The survey aimed to uncover business pain points and identify areas of opportunity in the networking domain for channel organisations, Brocade said. Over 350 of the company's channel partners, including Mindware and Westcon, both of which have significant operations in the Middle East, participated in the research

Over 60% of respondents see fabric technologies as the future of data centre networks and while adoption of new data centre technologies in the Middle East has been encouraging, Khaled Kamel, territory channel manager, MENA, Brocade, feels that channel organisations need to play a key role in guiding customer investments.

"Virtualisation and cloud are hot topics in the Middle East and customers can be easily swayed into making investments in these technologies because of the perceived benefits that have so often been touted in the media," he said.

"However, channel players need to highlight the underlying concern of data centre availability and ensure that the customer's underlying infrastructure is ready to support not just today's but also future requirements."

Earlier this year, Gartner predicted that IT infrastructure spending in the MEA region would reach $4bn in 2013, with primary drivers being data centre consolidation coupled with new data centre build outs. However, a third of Brocade's channel respondents stated that customers only invest in networks to support deployment of a specific new application or service and more than one in 10 admitted that investment was only made when networks were already failing.

"These investments are short-sighted and are likely to lead to network breakdown," said Kamel.

Vendor financing could be key to addressing regional investment challenges. Some 63% of channel players saw this as "vital" or "more important" over the next few years as an almost equal number still believe that budget constraints still have a "significant impact" on customers' ability to invest in technology.

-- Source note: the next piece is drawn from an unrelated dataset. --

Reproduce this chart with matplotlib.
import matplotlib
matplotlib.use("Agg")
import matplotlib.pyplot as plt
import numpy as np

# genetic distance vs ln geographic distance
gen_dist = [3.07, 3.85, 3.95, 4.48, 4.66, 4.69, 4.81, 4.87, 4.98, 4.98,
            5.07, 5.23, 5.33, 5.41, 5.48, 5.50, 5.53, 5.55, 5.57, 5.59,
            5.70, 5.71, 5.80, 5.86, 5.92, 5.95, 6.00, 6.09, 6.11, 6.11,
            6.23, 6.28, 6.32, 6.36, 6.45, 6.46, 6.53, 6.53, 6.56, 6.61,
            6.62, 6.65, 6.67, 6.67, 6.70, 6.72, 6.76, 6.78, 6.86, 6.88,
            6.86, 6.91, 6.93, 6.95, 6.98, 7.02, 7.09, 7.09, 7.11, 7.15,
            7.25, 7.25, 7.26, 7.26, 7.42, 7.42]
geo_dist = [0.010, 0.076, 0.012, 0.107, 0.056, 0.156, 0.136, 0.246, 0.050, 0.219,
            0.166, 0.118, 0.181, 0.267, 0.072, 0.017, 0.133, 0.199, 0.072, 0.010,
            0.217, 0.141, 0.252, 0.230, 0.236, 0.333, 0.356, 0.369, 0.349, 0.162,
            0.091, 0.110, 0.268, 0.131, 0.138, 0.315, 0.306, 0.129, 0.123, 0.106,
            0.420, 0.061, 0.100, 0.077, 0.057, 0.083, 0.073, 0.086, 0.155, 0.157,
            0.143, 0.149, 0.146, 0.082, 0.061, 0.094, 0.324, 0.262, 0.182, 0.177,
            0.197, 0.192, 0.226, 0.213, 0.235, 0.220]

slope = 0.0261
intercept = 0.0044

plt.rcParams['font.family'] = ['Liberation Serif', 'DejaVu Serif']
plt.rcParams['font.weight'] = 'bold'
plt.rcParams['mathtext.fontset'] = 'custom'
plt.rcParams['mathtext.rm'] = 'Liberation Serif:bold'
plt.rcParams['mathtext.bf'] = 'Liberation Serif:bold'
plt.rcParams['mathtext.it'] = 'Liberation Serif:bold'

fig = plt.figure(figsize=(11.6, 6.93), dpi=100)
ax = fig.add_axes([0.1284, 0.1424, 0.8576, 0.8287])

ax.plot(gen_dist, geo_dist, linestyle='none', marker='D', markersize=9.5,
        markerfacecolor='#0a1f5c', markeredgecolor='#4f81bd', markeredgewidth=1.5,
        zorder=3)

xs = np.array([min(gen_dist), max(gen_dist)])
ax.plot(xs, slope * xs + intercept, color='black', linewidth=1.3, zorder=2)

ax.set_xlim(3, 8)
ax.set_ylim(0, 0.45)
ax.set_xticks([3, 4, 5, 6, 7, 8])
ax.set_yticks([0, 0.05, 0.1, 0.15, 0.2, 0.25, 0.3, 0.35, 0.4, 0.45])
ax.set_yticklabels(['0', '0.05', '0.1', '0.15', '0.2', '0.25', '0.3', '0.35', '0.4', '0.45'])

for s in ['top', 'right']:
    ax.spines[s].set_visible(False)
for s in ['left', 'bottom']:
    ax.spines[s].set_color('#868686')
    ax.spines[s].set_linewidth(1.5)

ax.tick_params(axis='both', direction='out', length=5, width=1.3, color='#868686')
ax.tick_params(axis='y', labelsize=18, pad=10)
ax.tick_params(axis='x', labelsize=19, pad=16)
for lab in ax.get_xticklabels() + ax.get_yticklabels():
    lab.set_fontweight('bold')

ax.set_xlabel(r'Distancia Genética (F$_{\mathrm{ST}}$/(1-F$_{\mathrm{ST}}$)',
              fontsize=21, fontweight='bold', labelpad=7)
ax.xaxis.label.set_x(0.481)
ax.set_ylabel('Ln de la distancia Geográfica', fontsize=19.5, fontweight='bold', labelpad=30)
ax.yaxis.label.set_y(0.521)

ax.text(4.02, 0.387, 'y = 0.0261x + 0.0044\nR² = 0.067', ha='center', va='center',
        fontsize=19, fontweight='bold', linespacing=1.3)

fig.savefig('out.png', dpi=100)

Vendor support could even help address "lack of experienced sales people" and "low awareness of services value", which were cited to be among the top three challenges faced by the channel when building services portfolios.

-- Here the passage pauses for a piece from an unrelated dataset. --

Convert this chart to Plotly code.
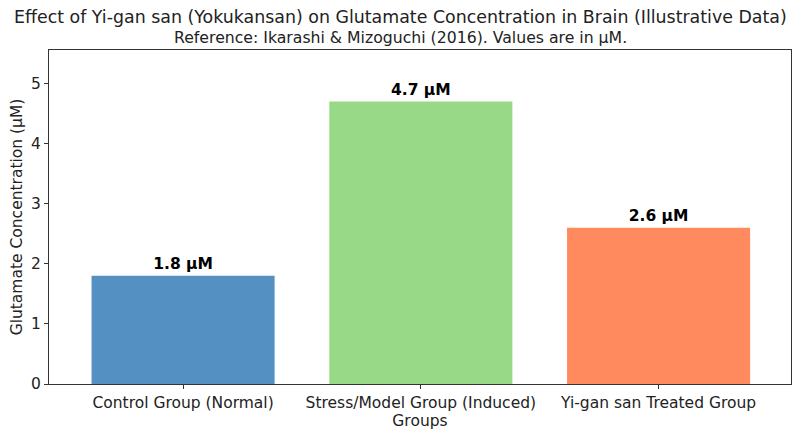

Other key findings of the report include the five top drivers of network investment, which are the desire to adopt virtualisation (41%); demand for faster access to data and applications (41%); demand for greater bandwidth (32%); the need to support increasing data volumes (25%); and the need to support mobility (24%).

The survey also found that a quarter of the channel believe software-defined networks (SDN) will be a significant trend by 2020, but currently a third admit to knowing little about SDN. Additionally, flexibility, not cost savings, is the main reason customers adopt the cloud (cited by almost a third of respondents), followed by fast adoption of applications according to 18%.